"The Wire" Characters: We Don't Know Them in Any Real Sense

It's always baffled me how anyone could read that show as any kind of vindication of gangster culture, but apparently a lot of people do.

This is a really interesting point, and it came up on... I believe it was James Forman Jr., author of Locking Up Our Own, being interviewed by Adam Conover for his podcast. (You may find Conover's schtick unpleasant; the point is in the book as well.)

When Obama declared that he has "no sympathy" or "no tolerance" for those who have committed violent offenses, he effectively marked this larger group of violent offenders as permanently out-of-bounds. Such talk draws no distinctions and admits no exceptions. It allows for no individual consideration of the violent offense. The context, the story, the mitigating factors--none of it matters. Any act of violence in your past casts you as undeserving forever.


Yet despite [The Wire]'s rampant violence, most viewers, including apparently Obama himself, don't think of the show as being primarily about a bunch of ruthless thugs. Why not? Because their violent acts are not the only things we know about them. We know them fully, as people, not just by their charge sheets or criminal records. Obama said as much, telling [David] Simon, "But part of the challenge [of criminal justice reform] is going to be making sure, number one, that we humanize what so often on the local news is just a bunch of shadowy characters, and tell their stories. And that's where the work you've done has been so important."

What Forman says about the Wire characters though isn't true though, because we don't know them. We like to think we know them, sympathize with them, because we have more of a window into their lives than we do with the average street corner thug we only hear about on the local news. But we don't know them in any real sense, not just because they don't really exist, or because we're only shown what would be a limited sample of the totality of their lives, but because we never have to deal with any of the consequences of what knowing someone like that in the real world would entail. Avon Barksdale is never going to ask us to kill someone. We're never going to be in a situation where Stringer Bell thinks we're ratting him out. Weebay isn't going to beat us up for losing part of the package. Most of all, we never have to deal with the consequences of living in a West Baltimore that exists because of people like this. All of it is entertainment, viewed from the safety of our homes.

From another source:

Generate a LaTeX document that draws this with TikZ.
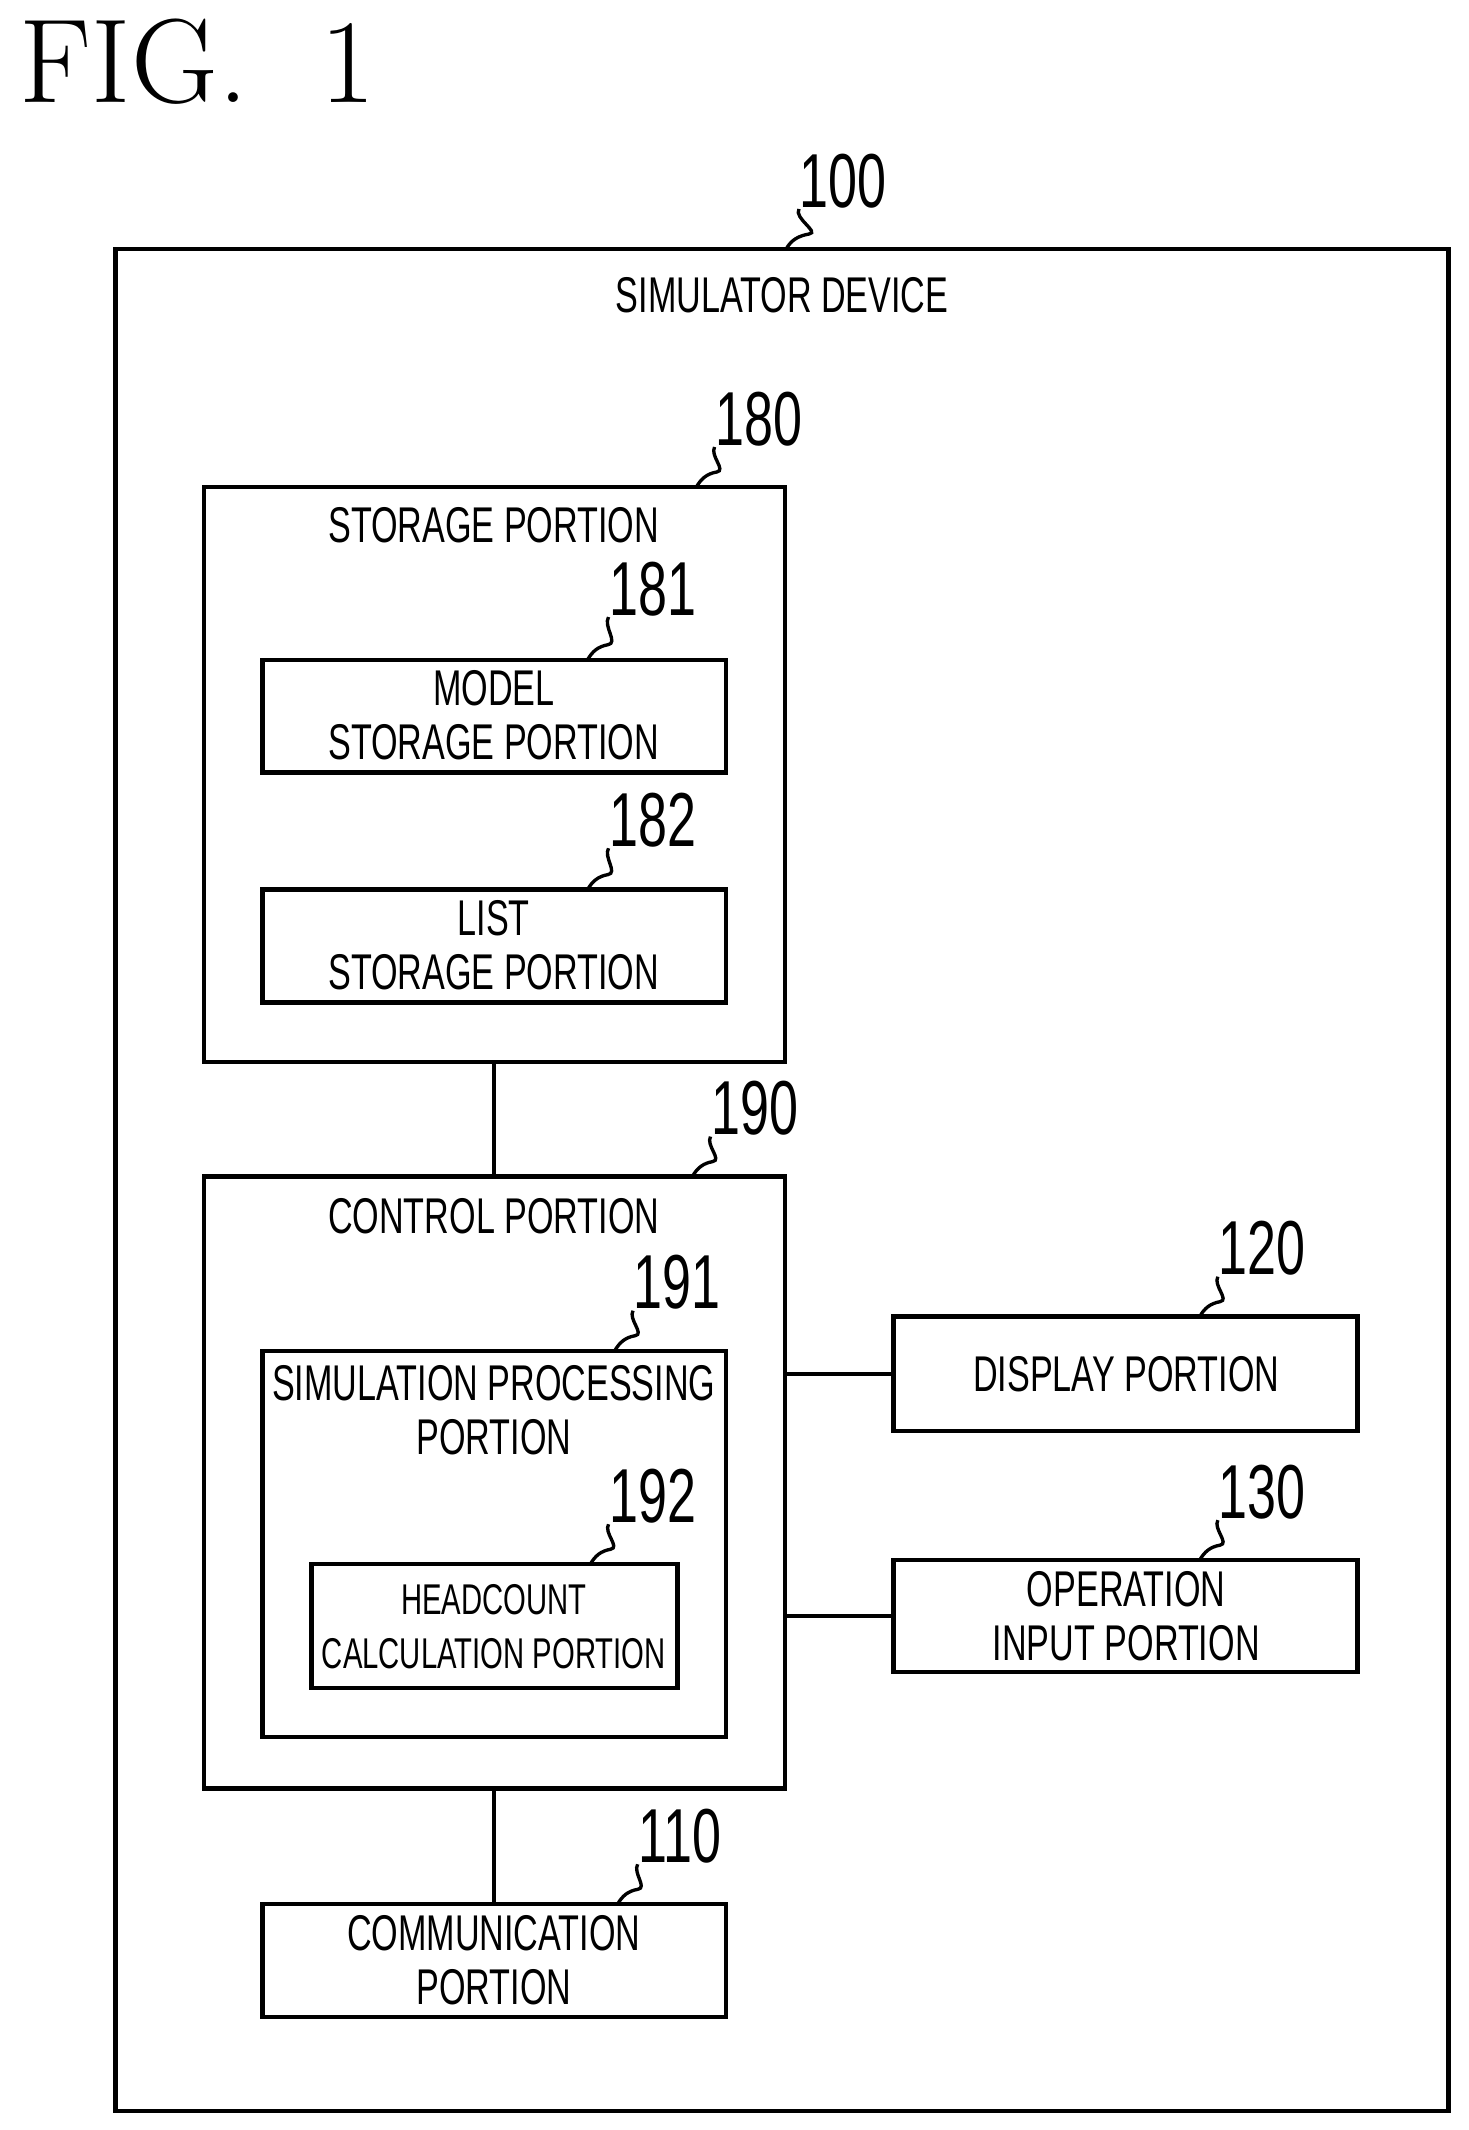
\documentclass[tikz,border=0pt]{standalone}
\usepackage{fontspec}
\newfontfamily\lbl{Liberation Sans}[FakeStretch=0.68]
\begin{document}
\tikzset{
  blk/.style={draw, line width=0.9pt},
  txt/.style={font=\lbl\fontsize{10.5}{11.3}\selectfont, align=center, inner sep=0pt},
  num/.style={font=\lbl\fontsize{16}{16}\selectfont, inner sep=0pt},
  lead/.style={line width=0.7pt}
}
\begin{tikzpicture}[x=0.01cm,y=-0.01cm]
\useasboundingbox (0,0) rectangle (1080,1566);
\node[font=\rmfamily\fontsize{25}{25}\selectfont, inner sep=0pt, anchor=west] (fig) at (14,45) {FIG.\ \ 1};
%outer device
\draw[blk] (85,183) rectangle (1065,1552);
\node[txt] (dev) at (575,217) {SIMULATOR DEVICE};
\node[num] (n100) at (620,133) {100};
\draw[lead] (578,183) to[out=60,in=190] (595,172) to[out=10,in=240] (n100.south west);
%storage
\draw[blk] (150,358) rectangle (577,781);
\node[txt] (sto) at (363,386) {STORAGE PORTION};
\node[num] (n180) at (558,308) {180};
\draw[lead] (512,358) to[out=60,in=190] (527,347) to[out=10,in=240] (n180.south west);
\draw[blk] (193,485) rectangle (534,568);
\node[txt] (mdl) at (363,526) {MODEL\\STORAGE PORTION};
\node[num] (n181) at (480,433) {181};
\draw[lead] (432,485) to[out=60,in=190] (447,474) to[out=10,in=240] (n181.south west);
\draw[blk] (193,654) rectangle (534,737);
\node[txt] (lst) at (363,695) {LIST\\STORAGE PORTION};
\node[num] (n182) at (480,603) {182};
\draw[lead] (432,654) to[out=60,in=190] (447,643) to[out=10,in=240] (n182.south west);
%control
\draw[blk] (363,781) -- (363,865);
\draw[blk] (150,865) rectangle (577,1315);
\node[txt] (ctl) at (363,894) {CONTROL PORTION};
\node[num] (n190) at (555,815) {190};
\draw[lead] (509,865) to[out=60,in=190] (524,854) to[out=10,in=240] (n190.south west);
\draw[blk] (193,993) rectangle (534,1277);
\node[txt] (sim) at (363,1037) {SIMULATION PROCESSING\\PORTION};
\node[num] (n191) at (498,943) {191};
\draw[lead] (452,993) to[out=60,in=190] (467,982) to[out=10,in=240] (n191.south west);
\draw[blk] (229,1150) rectangle (498,1241);
\node[txt, font=\lbl\fontsize{9}{11.3}\selectfont] (hc) at (363,1196) {HEADCOUNT\\CALCULATION PORTION};
\node[num] (n192) at (480,1100) {192};
\draw[lead] (434,1150) to[out=60,in=190] (449,1139) to[out=10,in=240] (n192.south west);
%display / input
\draw[blk] (657,968) rectangle (998,1052);
\node[txt] (dsp) at (828,1010) {DISPLAY PORTION};
\node[num] (n120) at (928,918) {120};
\draw[lead] (882,968) to[out=60,in=190] (897,957) to[out=10,in=240] (n120.south west);
\draw[blk] (577,1010) -- (657,1010);
\draw[blk] (657,1147) rectangle (998,1229);
\node[txt] (inp) at (828,1188) {OPERATION\\INPUT PORTION};
\node[num] (n130) at (928,1097) {130};
\draw[lead] (882,1147) to[out=60,in=190] (897,1136) to[out=10,in=240] (n130.south west);
\draw[blk] (577,1188) -- (657,1188);
%communication
\draw[blk] (363,1315) -- (363,1400);
\draw[blk] (193,1400) rectangle (534,1483);
\node[txt] (com) at (363,1441) {COMMUNICATION\\PORTION};
\node[num] (n110) at (500,1350) {110};
\draw[lead] (454,1400) to[out=60,in=190] (469,1389) to[out=10,in=240] (n110.south west);
\end{tikzpicture}
\end{document}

Years ago there was an Independent Lens documentry about a young Iraqi filmmaker whose life was devastated by the war whom an independent filmmaker took under her wing. She got him a job as an assistant producer for a Liev Schreiber movie that was being filmed in the Czech Republic. When that project ended, though, he didn't want to go back to Iraq while the war was still raging, so he convinced her to help him look for another project in Europe. The rest of the film is a sad deterioration of their relationship where the Iraqi man takes advantage of her generosity while she is slowly drained emotionally and financially. He shows no independent initiative and makes no effort to improve his situation, but continually looks to her for assistance while he goofs off and uses the reality of his home situation as emotional blackmail. The film ends where she admits she's at the end of her rope but doesn't have an exit strategy.

The filmmaker discovered the young man after he made a video about how his school in Iraq was destroyed in the war, and felt sorry for him. I get the impression that most of the sob stories you hear are similar to this, except instead of being an asshole the subjects are actually violent. It's one thing to see a guy tell his story on his own terms, and quite another to deal with antisocial behavior on a day-to-day basis.